— start of DATA SECTION —
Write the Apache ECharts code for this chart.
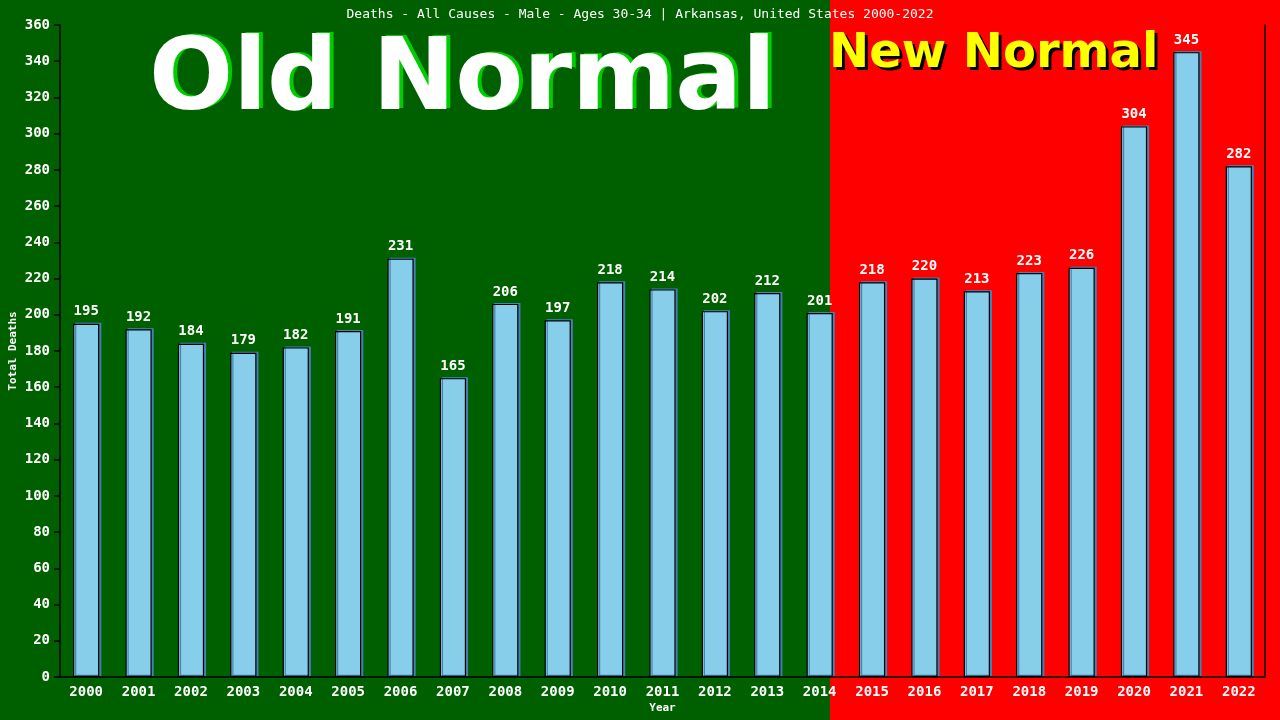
<!DOCTYPE html>
<html><head><meta charset="utf-8">
<script src="https://cdn.jsdelivr.net/npm/echarts@6/dist/echarts.min.js"></script>
<style>html,body{margin:0;padding:0;background:#006000;}#c{width:1280px;height:720px;}</style>
</head><body><div id="c"></div>
<script>
const years = ['2000','2001','2002','2003','2004','2005','2006','2007','2008','2009','2010','2011','2012','2013','2014','2015','2016','2017','2018','2019','2020','2021','2022'];
const deaths = [195,192,184,179,182,191,231,165,206,197,218,214,202,212,201,218,220,213,223,226,304,345,282];
const titleText = 'Deaths - All Causes - Male - Ages 30-34 | Arkansas, United States 2000-2022';
const mono = '"DejaVu Sans Mono", "Liberation Mono", monospace';
const chart = echarts.init(document.getElementById('c'));
chart.setOption({
  animation: false,
  backgroundColor: '#006000',
  graphic: [
    {type:'rect', z:-10, shape:{x:0,y:0,width:830,height:720}, style:{fill:'#006000'}},
    {type:'rect', z:-10, shape:{x:830,y:0,width:450,height:720}, style:{fill:'#ff0000'}},
    {type:'text', z:-5, left:153, top:33, style:{text:'Old Normal', font:'bold 99px "DejaVu Sans", Verdana, sans-serif', fill:'#00cc00'}},
    {type:'text', z:-4, left:149, top:34, style:{text:'Old Normal', font:'bold 99px "DejaVu Sans", Verdana, sans-serif', fill:'#ffffff'}},
    {type:'text', z:-5, left:832, top:34, style:{text:'New Normal', font:'bold 48px "DejaVu Sans", Verdana, sans-serif', fill:'#000000'}},
    {type:'text', z:-4, left:829, top:31, style:{text:'New Normal', font:'bold 48px "DejaVu Sans", Verdana, sans-serif', fill:'#ffff00'}}
  ],
  title: {text: titleText, left: 'center', top: 3, textStyle:{color:'#fff', fontFamily:mono, fontSize:13, fontWeight:'normal'}},
  grid: {left:60, right:15, top:25, bottom:43, containLabel:false, outerBoundsMode:'none'},
  xAxis: {
    type:'category', data: years, name:'Year', nameLocation:'middle', nameGap:26, nameMoveOverlap:false,
    nameTextStyle:{color:'#fff', fontFamily:mono, fontSize:11, fontWeight:'bold'},
    axisLine:{lineStyle:{color:'#000', width:1.5}}, axisTick:{show:false},
    axisLabel:{color:'#fff', fontFamily:mono, fontSize:14, fontWeight:'bold', margin:8}
  },
  yAxis: [{
    type:'value', min:0, max:360, interval:20, name:'Total Deaths', nameLocation:'middle', nameGap:41, nameMoveOverlap:false,
    nameTextStyle:{color:'#fff', fontFamily:mono, fontSize:11, fontWeight:'bold'},
    axisLine:{show:true, lineStyle:{color:'#000', width:1.5}},
    axisTick:{show:true, length:6, lineStyle:{color:'#000', width:1.5}},
    splitLine:{show:false},
    axisLabel:{color:'#fff', fontFamily:mono, fontSize:14, fontWeight:'bold', margin:10}
  },{
    type:'value', min:0, max:360, interval:20, position:'right',
    axisLine:{show:true, lineStyle:{color:'#000', width:1.5}},
    axisTick:{show:false}, axisLabel:{show:false}, splitLine:{show:false}
  }],
  series: [{
    type:'bar', data: deaths, barWidth:'50%',
    itemStyle:{color:'#87ceeb', borderColor:'#000', borderWidth:1.2, shadowColor:'#4682b4', shadowOffsetX:2, shadowOffsetY:-1, shadowBlur:0},
    label:{show:true, position:'top', distance:5, color:'#fff', fontFamily:mono, fontSize:14, fontWeight:'bold'}
  }]
});
</script></body></html>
— end of DATA SECTION —
▶ TASK DESCRIPTION: Restate the whole of the material word for word without the pictures.

▶ COMPLETE ANSWER:
Write the Apache ECharts code for this chart.
<!DOCTYPE html>
<html><head><meta charset="utf-8">
<script src="https://cdn.jsdelivr.net/npm/echarts@6/dist/echarts.min.js"></script>
<style>html,body{margin:0;padding:0;background:#006000;}#c{width:1280px;height:720px;}</style>
</head><body><div id="c"></div>
<script>
const years = ['2000','2001','2002','2003','2004','2005','2006','2007','2008','2009','2010','2011','2012','2013','2014','2015','2016','2017','2018','2019','2020','2021','2022'];
const deaths = [195,192,184,179,182,191,231,165,206,197,218,214,202,212,201,218,220,213,223,226,304,345,282];
const titleText = 'Deaths - All Causes - Male - Ages 30-34 | Arkansas, United States 2000-2022';
const mono = '"DejaVu Sans Mono", "Liberation Mono", monospace';
const chart = echarts.init(document.getElementById('c'));
chart.setOption({
  animation: false,
  backgroundColor: '#006000',
  graphic: [
    {type:'rect', z:-10, shape:{x:0,y:0,width:830,height:720}, style:{fill:'#006000'}},
    {type:'rect', z:-10, shape:{x:830,y:0,width:450,height:720}, style:{fill:'#ff0000'}},
    {type:'text', z:-5, left:153, top:33, style:{text:'Old Normal', font:'bold 99px "DejaVu Sans", Verdana, sans-serif', fill:'#00cc00'}},
    {type:'text', z:-4, left:149, top:34, style:{text:'Old Normal', font:'bold 99px "DejaVu Sans", Verdana, sans-serif', fill:'#ffffff'}},
    {type:'text', z:-5, left:832, top:34, style:{text:'New Normal', font:'bold 48px "DejaVu Sans", Verdana, sans-serif', fill:'#000000'}},
    {type:'text', z:-4, left:829, top:31, style:{text:'New Normal', font:'bold 48px "DejaVu Sans", Verdana, sans-serif', fill:'#ffff00'}}
  ],
  title: {text: titleText, left: 'center', top: 3, textStyle:{color:'#fff', fontFamily:mono, fontSize:13, fontWeight:'normal'}},
  grid: {left:60, right:15, top:25, bottom:43, containLabel:false, outerBoundsMode:'none'},
  xAxis: {
    type:'category', data: years, name:'Year', nameLocation:'middle', nameGap:26, nameMoveOverlap:false,
    nameTextStyle:{color:'#fff', fontFamily:mono, fontSize:11, fontWeight:'bold'},
    axisLine:{lineStyle:{color:'#000', width:1.5}}, axisTick:{show:false},
    axisLabel:{color:'#fff', fontFamily:mono, fontSize:14, fontWeight:'bold', margin:8}
  },
  yAxis: [{
    type:'value', min:0, max:360, interval:20, name:'Total Deaths', nameLocation:'middle', nameGap:41, nameMoveOverlap:false,
    nameTextStyle:{color:'#fff', fontFamily:mono, fontSize:11, fontWeight:'bold'},
    axisLine:{show:true, lineStyle:{color:'#000', width:1.5}},
    axisTick:{show:true, length:6, lineStyle:{color:'#000', width:1.5}},
    splitLine:{show:false},
    axisLabel:{color:'#fff', fontFamily:mono, fontSize:14, fontWeight:'bold', margin:10}
  },{
    type:'value', min:0, max:360, interval:20, position:'right',
    axisLine:{show:true, lineStyle:{color:'#000', width:1.5}},
    axisTick:{show:false}, axisLabel:{show:false}, splitLine:{show:false}
  }],
  series: [{
    type:'bar', data: deaths, barWidth:'50%',
    itemStyle:{color:'#87ceeb', borderColor:'#000', borderWidth:1.2, shadowColor:'#4682b4', shadowOffsetX:2, shadowOffsetY:-1, shadowBlur:0},
    label:{show:true, position:'top', distance:5, color:'#fff', fontFamily:mono, fontSize:14, fontWeight:'bold'}
  }]
});
</script></body></html>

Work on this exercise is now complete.